▸ **WHAT YOU SHOULD DO**
Leave out all pictures and return, exactly as written, the lines from the line containing "Convert this diagram to TikZ code." to the line containing "east, inner sep", both ends kept.

Figure scripts

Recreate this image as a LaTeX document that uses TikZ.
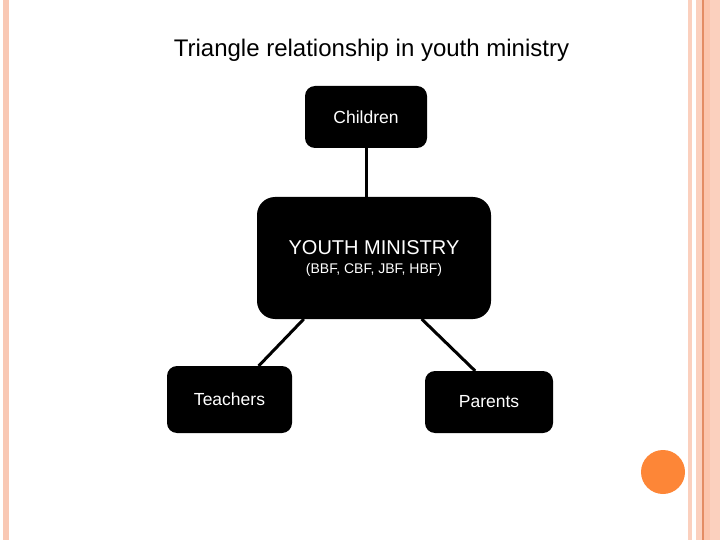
\documentclass[tikz,border=0pt]{standalone}
\usepackage{fontspec}
\setmainfont{Liberation Sans}
\usetikzlibrary{positioning, calc}
\definecolor{stripe}{RGB}{249,200,180}
\definecolor{stripelight}{RGB}{251,208,190}
\definecolor{stripedark}{RGB}{228,140,100}
\definecolor{stripepeach}{RGB}{252,196,172}
\definecolor{dotorange}{RGB}{253,134,55}

\begin{document}
\begin{tikzpicture}[x=1pt, y=-1pt, line width=3pt,
    main/.style = {draw=none, fill=black, rounded corners=10pt, text=white, inner sep=0pt, outer sep=0pt, font=\fontsize{17.5}{21}\selectfont},
    hub/.style = {main, rounded corners=18pt, align=center}]
            \useasboundingbox (0,0) rectangle (720,540);
            % frame
            \fill[stripe] (3,0) rectangle (9,540);
            \fill[stripelight] (688,0) rectangle (692,540);
            \fill[stripelight] (696,0) rectangle (702,540);
            \fill[stripedark] (702,0) rectangle (703.5,540);
            \fill[stripepeach] (703.5,0) rectangle (710,540);
            \fill[stripelight] (710,0) rectangle (720,540);
            \fill[dotorange] (663,472) circle (22);
            \node (title) at (371.5,50) {\fontsize{24}{28}\selectfont Triangle relationship in youth ministry};
            \node[main, minimum width=122pt, minimum height=62pt] (c) at (366,117) {Children};
            \node[hub, minimum width=234pt, minimum height=122pt] (y) at (374,258) {\fontsize{20}{24}\selectfont YOUTH MINISTRY\\[-2pt]\fontsize{14}{17}\selectfont (BBF, CBF, JBF, HBF)};
            \node[main, minimum width=125pt, minimum height=67pt] (t) at (229.5,399.5) {Teachers};
            \node[main, minimum width=128pt, minimum height=62pt] (p) at (489,402) {Parents};
            \draw (c.south) -- (c.south |- y.north);
            \draw (y.221.5) -- (t.49.6);
            \draw (y.308.2) -- (p.114.3);
        \end{tikzpicture}
\end{document}
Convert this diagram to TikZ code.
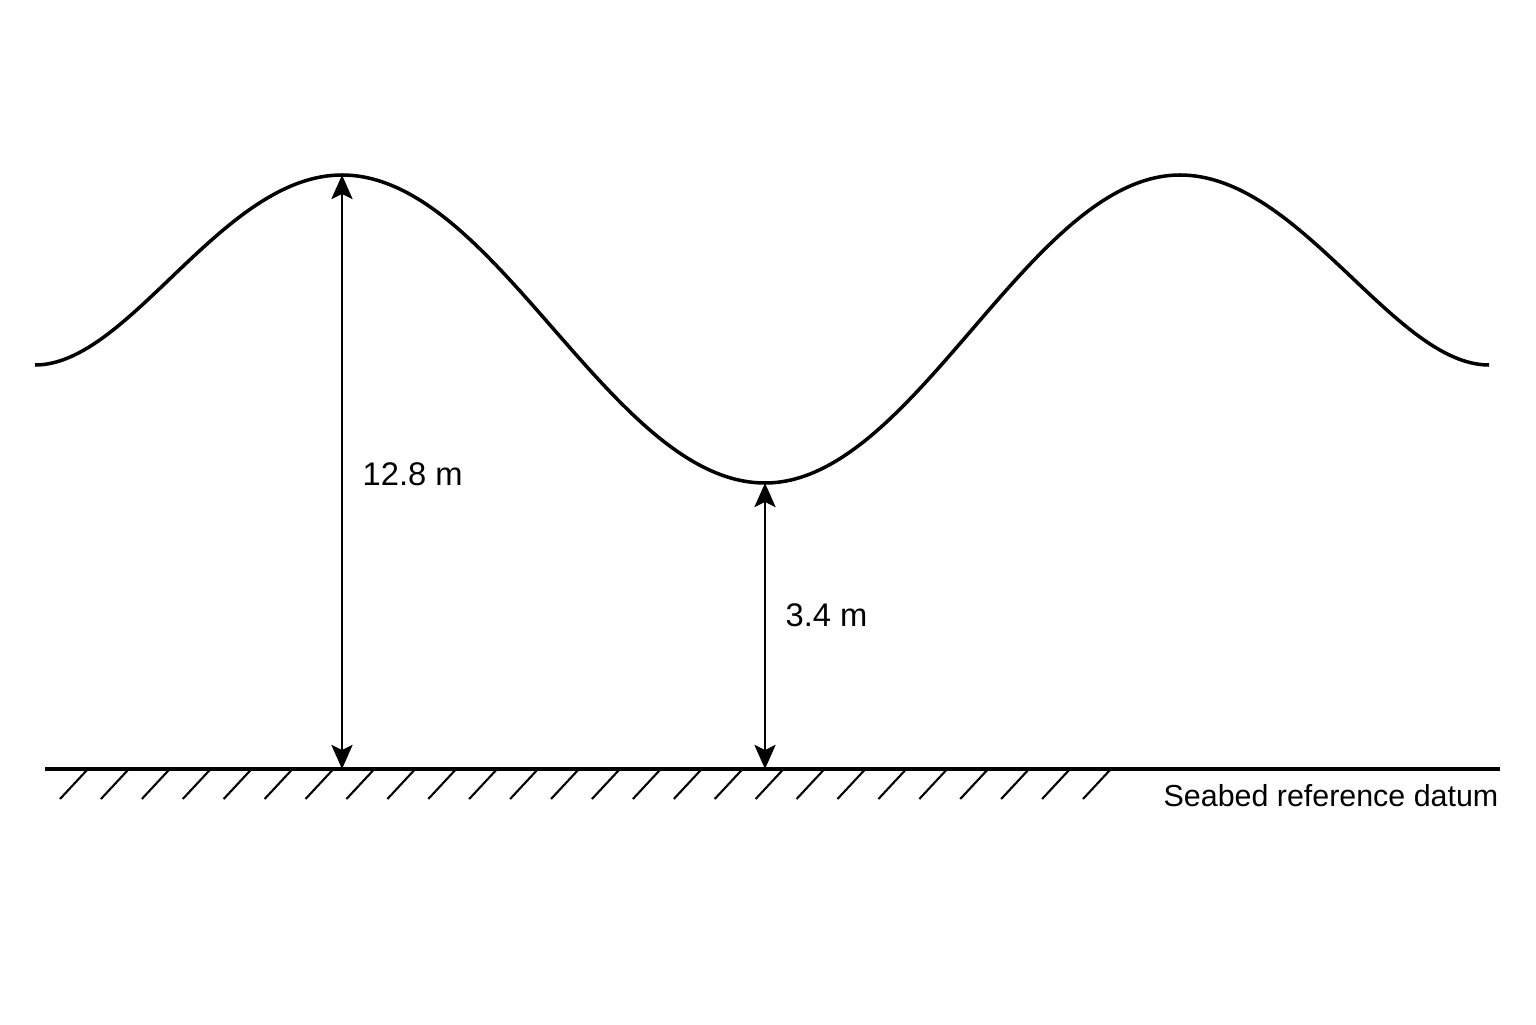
\documentclass[tikz,border=0pt]{standalone}
\usepackage{fontspec}
\setmainfont{Liberation Sans}
\usetikzlibrary{arrows.meta}

\tikzset{
	wave/.style = {line width = 1pt},
	dim/.style = {line width = 0.8pt, {Stealth[length = 2.4mm, width = 2.1mm, inset = 0.5mm]}-{Stealth[length = 2.4mm, width = 2.1mm, inset = 0.5mm]}},
	hatch/.style = {line width = 0.6pt},
	dimlabel/.style = {anchor = west, inner sep = 0pt, font = \fontsize{9.3}{11}\selectfont}
}

\begin{document}
\begin{tikzpicture}
		\useasboundingbox (0, 0) rectangle (15.36, 10.24);
		
		\def\datum{2.55}
		\def\crest{8.49}
		\def\trough{5.41}
		\def\rest{6.59}
		
		\coordinate (wave left) at (0.35, \rest);
		\coordinate (crest one) at (3.42, \crest);
		\coordinate (trough) at (7.65, \trough);
		\coordinate (crest two) at (11.80, \crest);
		\coordinate (wave right) at (14.89, \rest);
		
		\coordinate (datum left) at (0.45, \datum);
		\coordinate (datum right) at (15.00, \datum);
		\coordinate (crest foot) at (3.42, \datum);
		\coordinate (trough foot) at (7.65, \datum);
		
		% sea surface
		\draw [wave] (wave left) .. controls +(0.95, 0) and +(-1.2, 0) .. (crest one)
			.. controls +(1.54, 0) and +(-1.54, 0) .. (trough)
			.. controls +(1.5, 0) and +(-1.5, 0) .. (crest two)
			.. controls +(1.2, 0) and +(-0.95, 0) .. (wave right);
		
		% seabed
		\draw [wave] (datum left) -- (datum right);
		\foreach \i in {0, ..., 25}
			\draw [hatch] ({0.60 + 0.4092*\i}, 2.25) -- ++(0.27, 0.29);
		\node [anchor = east, inner sep = 0pt, font = \fontsize{8.65}{11}\selectfont] (datum label) at (14.99, 2.28) {Seabed reference datum};
		
		% depths
		\draw [dim] (crest one) -- (crest foot);
		\draw [dim] (trough) -- (trough foot);
		\node [dimlabel] (crest depth) at (3.62, 5.50) {12.8 m};
		\node [dimlabel] (trough depth) at (7.85, 4.085) {3.4 m};
	\end{tikzpicture}
\end{document}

▸ **CORRECT OUTPUT**
Convert this diagram to TikZ code.
\documentclass[tikz,border=0pt]{standalone}
\usepackage{fontspec}
\setmainfont{Liberation Sans}
\usetikzlibrary{arrows.meta}

\tikzset{
	wave/.style = {line width = 1pt},
	dim/.style = {line width = 0.8pt, {Stealth[length = 2.4mm, width = 2.1mm, inset = 0.5mm]}-{Stealth[length = 2.4mm, width = 2.1mm, inset = 0.5mm]}},
	hatch/.style = {line width = 0.6pt},
	dimlabel/.style = {anchor = west, inner sep = 0pt, font = \fontsize{9.3}{11}\selectfont}
}

\begin{document}
\begin{tikzpicture}
		\useasboundingbox (0, 0) rectangle (15.36, 10.24);
		
		\def\datum{2.55}
		\def\crest{8.49}
		\def\trough{5.41}
		\def\rest{6.59}
		
		\coordinate (wave left) at (0.35, \rest);
		\coordinate (crest one) at (3.42, \crest);
		\coordinate (trough) at (7.65, \trough);
		\coordinate (crest two) at (11.80, \crest);
		\coordinate (wave right) at (14.89, \rest);
		
		\coordinate (datum left) at (0.45, \datum);
		\coordinate (datum right) at (15.00, \datum);
		\coordinate (crest foot) at (3.42, \datum);
		\coordinate (trough foot) at (7.65, \datum);
		
		% sea surface
		\draw [wave] (wave left) .. controls +(0.95, 0) and +(-1.2, 0) .. (crest one)
			.. controls +(1.54, 0) and +(-1.54, 0) .. (trough)
			.. controls +(1.5, 0) and +(-1.5, 0) .. (crest two)
			.. controls +(1.2, 0) and +(-0.95, 0) .. (wave right);
		
		% seabed
		\draw [wave] (datum left) -- (datum right);
		\foreach \i in {0, ..., 25}
			\draw [hatch] ({0.60 + 0.4092*\i}, 2.25) -- ++(0.27, 0.29);
		\node [anchor = east, inner sep = 0pt, font = \fontsize{8.65}{11}\selectfont] (datum label) at (14.99, 2.28) {Seabed reference datum};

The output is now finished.